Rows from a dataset

===============

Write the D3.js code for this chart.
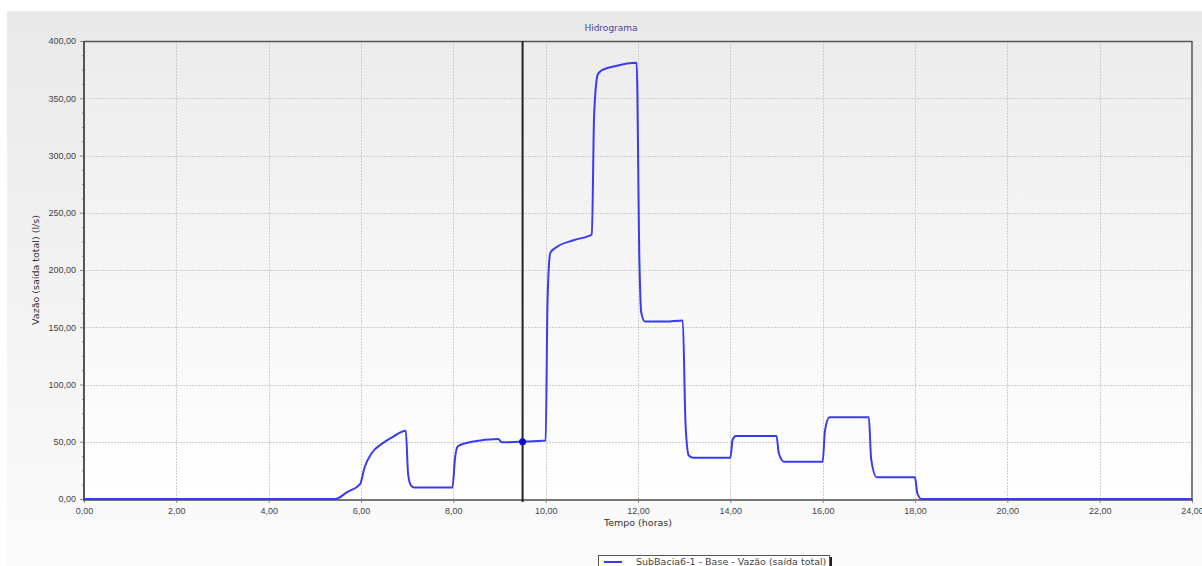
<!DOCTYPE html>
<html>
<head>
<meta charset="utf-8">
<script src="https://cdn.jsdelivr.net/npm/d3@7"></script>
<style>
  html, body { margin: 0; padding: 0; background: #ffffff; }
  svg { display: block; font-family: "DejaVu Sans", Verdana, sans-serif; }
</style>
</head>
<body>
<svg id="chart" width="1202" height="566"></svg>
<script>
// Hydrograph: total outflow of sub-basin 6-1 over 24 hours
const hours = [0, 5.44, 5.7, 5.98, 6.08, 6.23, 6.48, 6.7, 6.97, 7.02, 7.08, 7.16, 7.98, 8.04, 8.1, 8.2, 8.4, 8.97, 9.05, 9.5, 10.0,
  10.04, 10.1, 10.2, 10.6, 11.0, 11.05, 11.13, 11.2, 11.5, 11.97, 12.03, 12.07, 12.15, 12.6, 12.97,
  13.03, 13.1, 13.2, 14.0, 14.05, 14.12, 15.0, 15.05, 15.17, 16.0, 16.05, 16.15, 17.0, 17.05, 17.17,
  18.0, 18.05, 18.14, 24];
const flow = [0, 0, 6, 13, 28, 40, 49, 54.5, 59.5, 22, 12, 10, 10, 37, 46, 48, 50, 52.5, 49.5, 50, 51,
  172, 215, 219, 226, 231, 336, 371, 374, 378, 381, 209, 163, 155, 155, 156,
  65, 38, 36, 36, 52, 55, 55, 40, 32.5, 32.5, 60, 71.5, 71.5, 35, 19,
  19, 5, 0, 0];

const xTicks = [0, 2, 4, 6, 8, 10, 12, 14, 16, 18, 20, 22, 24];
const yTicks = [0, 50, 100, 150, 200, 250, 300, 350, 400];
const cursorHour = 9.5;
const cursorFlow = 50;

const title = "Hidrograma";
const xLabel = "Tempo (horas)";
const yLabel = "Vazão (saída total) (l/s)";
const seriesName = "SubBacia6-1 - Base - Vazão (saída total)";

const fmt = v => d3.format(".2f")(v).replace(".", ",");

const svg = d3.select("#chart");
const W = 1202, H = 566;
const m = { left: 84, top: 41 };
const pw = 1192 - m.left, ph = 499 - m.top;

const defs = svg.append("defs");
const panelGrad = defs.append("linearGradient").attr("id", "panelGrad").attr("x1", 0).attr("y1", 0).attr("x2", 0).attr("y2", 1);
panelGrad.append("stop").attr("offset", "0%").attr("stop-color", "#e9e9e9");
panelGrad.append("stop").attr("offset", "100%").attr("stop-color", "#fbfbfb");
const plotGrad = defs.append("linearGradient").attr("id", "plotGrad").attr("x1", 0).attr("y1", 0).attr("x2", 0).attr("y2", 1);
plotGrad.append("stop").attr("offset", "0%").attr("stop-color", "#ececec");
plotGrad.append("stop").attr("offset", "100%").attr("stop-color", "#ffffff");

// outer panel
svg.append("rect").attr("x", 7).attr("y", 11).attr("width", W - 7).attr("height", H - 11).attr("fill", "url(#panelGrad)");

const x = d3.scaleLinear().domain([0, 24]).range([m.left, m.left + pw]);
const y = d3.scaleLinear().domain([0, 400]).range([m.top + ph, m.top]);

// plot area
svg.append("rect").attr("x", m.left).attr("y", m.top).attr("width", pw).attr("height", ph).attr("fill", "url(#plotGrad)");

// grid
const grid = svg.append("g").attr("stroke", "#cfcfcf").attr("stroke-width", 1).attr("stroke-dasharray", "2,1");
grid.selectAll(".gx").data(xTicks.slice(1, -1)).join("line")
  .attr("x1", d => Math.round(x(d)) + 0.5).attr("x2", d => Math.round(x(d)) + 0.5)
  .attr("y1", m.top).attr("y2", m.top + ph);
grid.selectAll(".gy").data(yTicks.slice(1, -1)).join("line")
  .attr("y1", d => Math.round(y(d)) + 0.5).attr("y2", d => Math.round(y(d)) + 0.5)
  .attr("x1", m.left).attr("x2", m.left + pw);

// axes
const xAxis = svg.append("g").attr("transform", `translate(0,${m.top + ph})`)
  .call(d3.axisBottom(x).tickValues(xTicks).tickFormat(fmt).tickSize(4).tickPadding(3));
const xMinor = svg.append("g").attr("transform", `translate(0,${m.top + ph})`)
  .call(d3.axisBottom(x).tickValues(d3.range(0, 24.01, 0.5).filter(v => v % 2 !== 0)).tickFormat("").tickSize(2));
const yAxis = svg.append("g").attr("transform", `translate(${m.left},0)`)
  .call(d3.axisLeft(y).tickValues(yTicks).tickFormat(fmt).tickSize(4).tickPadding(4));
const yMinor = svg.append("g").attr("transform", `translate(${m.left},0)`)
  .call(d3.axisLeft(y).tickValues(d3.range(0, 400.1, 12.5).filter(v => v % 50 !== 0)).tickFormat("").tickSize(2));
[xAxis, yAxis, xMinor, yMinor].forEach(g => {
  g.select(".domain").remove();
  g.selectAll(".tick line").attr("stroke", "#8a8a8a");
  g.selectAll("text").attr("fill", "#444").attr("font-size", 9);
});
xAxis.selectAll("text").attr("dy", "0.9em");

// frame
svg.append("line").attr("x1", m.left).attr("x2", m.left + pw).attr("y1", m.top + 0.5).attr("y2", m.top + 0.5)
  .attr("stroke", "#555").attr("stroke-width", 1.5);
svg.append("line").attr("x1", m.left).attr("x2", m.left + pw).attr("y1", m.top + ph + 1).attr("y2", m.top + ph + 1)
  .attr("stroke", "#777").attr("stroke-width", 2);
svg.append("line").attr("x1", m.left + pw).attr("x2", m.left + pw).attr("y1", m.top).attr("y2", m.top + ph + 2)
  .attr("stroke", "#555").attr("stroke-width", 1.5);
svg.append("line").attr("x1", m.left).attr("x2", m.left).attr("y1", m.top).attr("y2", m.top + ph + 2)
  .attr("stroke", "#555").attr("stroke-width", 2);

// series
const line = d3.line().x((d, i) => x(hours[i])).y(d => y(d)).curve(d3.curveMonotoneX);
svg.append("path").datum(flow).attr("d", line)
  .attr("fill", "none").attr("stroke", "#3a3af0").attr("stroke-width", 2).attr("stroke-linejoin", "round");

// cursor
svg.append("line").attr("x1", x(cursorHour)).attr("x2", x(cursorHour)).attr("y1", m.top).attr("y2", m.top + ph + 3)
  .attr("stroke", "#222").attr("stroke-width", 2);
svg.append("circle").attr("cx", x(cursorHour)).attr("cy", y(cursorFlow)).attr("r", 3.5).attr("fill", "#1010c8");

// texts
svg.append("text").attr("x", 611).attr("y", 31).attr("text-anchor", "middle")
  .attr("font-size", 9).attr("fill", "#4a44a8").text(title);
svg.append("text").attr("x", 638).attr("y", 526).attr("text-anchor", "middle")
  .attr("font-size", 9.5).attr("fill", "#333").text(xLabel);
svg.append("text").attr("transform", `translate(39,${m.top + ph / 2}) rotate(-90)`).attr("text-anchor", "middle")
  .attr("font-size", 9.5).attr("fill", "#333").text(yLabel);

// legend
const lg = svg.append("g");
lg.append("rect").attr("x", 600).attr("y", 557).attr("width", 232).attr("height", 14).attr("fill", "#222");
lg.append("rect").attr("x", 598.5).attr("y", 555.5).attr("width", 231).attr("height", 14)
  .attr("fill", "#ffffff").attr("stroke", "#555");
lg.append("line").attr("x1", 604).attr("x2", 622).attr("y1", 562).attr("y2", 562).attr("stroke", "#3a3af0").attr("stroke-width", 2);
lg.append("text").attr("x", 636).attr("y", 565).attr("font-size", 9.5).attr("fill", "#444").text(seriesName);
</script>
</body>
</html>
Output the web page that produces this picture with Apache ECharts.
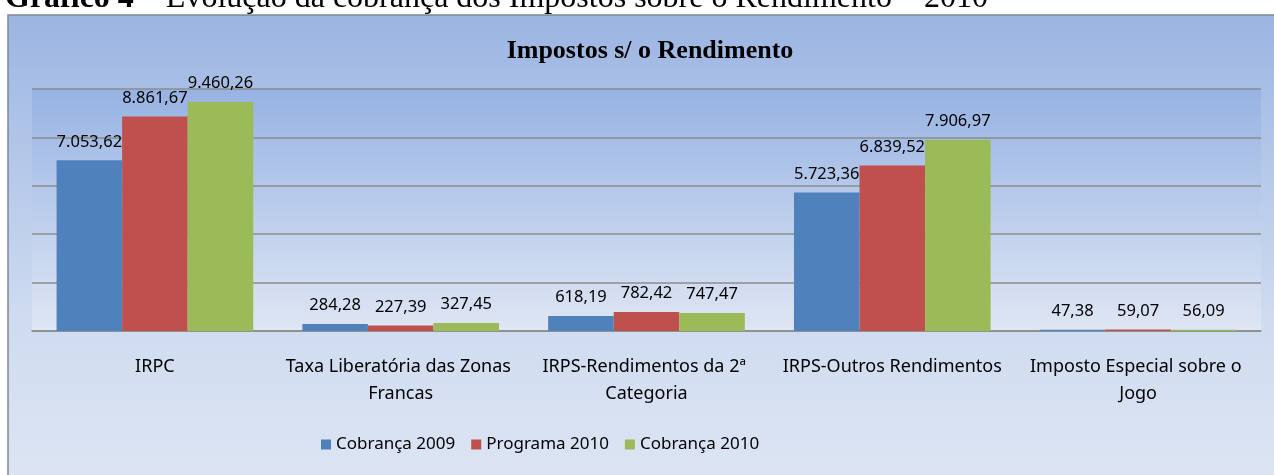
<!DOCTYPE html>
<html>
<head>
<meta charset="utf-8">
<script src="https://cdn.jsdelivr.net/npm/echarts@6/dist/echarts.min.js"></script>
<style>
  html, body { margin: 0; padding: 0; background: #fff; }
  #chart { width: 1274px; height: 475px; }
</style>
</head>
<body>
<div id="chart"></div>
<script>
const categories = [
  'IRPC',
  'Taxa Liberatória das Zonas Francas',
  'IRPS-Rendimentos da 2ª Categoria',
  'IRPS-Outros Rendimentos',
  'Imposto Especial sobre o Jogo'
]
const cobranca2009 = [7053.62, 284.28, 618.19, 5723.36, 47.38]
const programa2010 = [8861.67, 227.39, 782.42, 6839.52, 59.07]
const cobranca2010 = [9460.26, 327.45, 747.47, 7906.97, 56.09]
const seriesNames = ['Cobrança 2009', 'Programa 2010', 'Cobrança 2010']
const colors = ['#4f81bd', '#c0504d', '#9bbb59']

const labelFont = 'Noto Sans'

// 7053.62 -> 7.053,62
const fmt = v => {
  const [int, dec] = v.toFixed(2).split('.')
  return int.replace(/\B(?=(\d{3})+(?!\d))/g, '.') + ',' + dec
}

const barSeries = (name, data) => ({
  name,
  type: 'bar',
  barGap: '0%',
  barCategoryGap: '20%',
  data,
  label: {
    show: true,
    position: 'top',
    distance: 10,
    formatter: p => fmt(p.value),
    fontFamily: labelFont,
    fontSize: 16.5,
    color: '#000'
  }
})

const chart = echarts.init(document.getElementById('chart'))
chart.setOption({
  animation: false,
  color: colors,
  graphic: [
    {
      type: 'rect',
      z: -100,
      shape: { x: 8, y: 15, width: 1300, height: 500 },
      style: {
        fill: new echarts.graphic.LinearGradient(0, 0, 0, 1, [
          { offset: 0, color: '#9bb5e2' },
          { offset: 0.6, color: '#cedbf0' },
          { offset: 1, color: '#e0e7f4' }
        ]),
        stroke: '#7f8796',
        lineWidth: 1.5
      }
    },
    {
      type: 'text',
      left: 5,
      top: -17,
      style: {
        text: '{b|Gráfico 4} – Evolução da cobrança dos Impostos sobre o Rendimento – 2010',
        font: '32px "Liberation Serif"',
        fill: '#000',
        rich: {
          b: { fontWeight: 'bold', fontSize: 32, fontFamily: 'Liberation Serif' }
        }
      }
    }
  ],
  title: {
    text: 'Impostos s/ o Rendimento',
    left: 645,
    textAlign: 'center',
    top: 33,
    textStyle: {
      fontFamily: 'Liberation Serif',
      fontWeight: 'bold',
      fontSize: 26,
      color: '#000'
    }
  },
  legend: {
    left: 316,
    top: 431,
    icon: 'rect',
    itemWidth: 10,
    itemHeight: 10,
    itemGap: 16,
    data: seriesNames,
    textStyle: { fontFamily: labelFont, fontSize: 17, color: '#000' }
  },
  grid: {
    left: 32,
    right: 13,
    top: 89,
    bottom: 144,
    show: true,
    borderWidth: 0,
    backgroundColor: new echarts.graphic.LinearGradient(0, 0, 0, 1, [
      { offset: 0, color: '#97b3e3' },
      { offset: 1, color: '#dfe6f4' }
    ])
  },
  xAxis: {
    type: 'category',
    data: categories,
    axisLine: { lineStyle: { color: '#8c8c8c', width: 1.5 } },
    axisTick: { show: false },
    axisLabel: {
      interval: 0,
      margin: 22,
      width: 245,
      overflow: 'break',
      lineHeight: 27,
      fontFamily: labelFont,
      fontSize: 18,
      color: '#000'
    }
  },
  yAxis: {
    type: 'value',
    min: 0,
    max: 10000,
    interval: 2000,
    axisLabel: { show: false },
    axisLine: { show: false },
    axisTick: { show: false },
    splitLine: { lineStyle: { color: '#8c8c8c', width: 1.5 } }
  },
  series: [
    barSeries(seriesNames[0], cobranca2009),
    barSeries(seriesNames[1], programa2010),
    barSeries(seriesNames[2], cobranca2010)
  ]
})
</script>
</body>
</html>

===============

### What to work on
Every line from the start of the listing above through the line with "Base - Vazão" should be repeated exactly; skip the pictures and add nothing else.

### Solution for this exercise
Write the D3.js code for this chart.
<!DOCTYPE html>
<html>
<head>
<meta charset="utf-8">
<script src="https://cdn.jsdelivr.net/npm/d3@7"></script>
<style>
  html, body { margin: 0; padding: 0; background: #ffffff; }
  svg { display: block; font-family: "DejaVu Sans", Verdana, sans-serif; }
</style>
</head>
<body>
<svg id="chart" width="1202" height="566"></svg>
<script>
// Hydrograph: total outflow of sub-basin 6-1 over 24 hours
const hours = [0, 5.44, 5.7, 5.98, 6.08, 6.23, 6.48, 6.7, 6.97, 7.02, 7.08, 7.16, 7.98, 8.04, 8.1, 8.2, 8.4, 8.97, 9.05, 9.5, 10.0,
  10.04, 10.1, 10.2, 10.6, 11.0, 11.05, 11.13, 11.2, 11.5, 11.97, 12.03, 12.07, 12.15, 12.6, 12.97,
  13.03, 13.1, 13.2, 14.0, 14.05, 14.12, 15.0, 15.05, 15.17, 16.0, 16.05, 16.15, 17.0, 17.05, 17.17,
  18.0, 18.05, 18.14, 24];
const flow = [0, 0, 6, 13, 28, 40, 49, 54.5, 59.5, 22, 12, 10, 10, 37, 46, 48, 50, 52.5, 49.5, 50, 51,
  172, 215, 219, 226, 231, 336, 371, 374, 378, 381, 209, 163, 155, 155, 156,
  65, 38, 36, 36, 52, 55, 55, 40, 32.5, 32.5, 60, 71.5, 71.5, 35, 19,
  19, 5, 0, 0];

const xTicks = [0, 2, 4, 6, 8, 10, 12, 14, 16, 18, 20, 22, 24];
const yTicks = [0, 50, 100, 150, 200, 250, 300, 350, 400];
const cursorHour = 9.5;
const cursorFlow = 50;

const title = "Hidrograma";
const xLabel = "Tempo (horas)";
const yLabel = "Vazão (saída total) (l/s)";
const seriesName = "SubBacia6-1 - Base - Vazão (saída total)";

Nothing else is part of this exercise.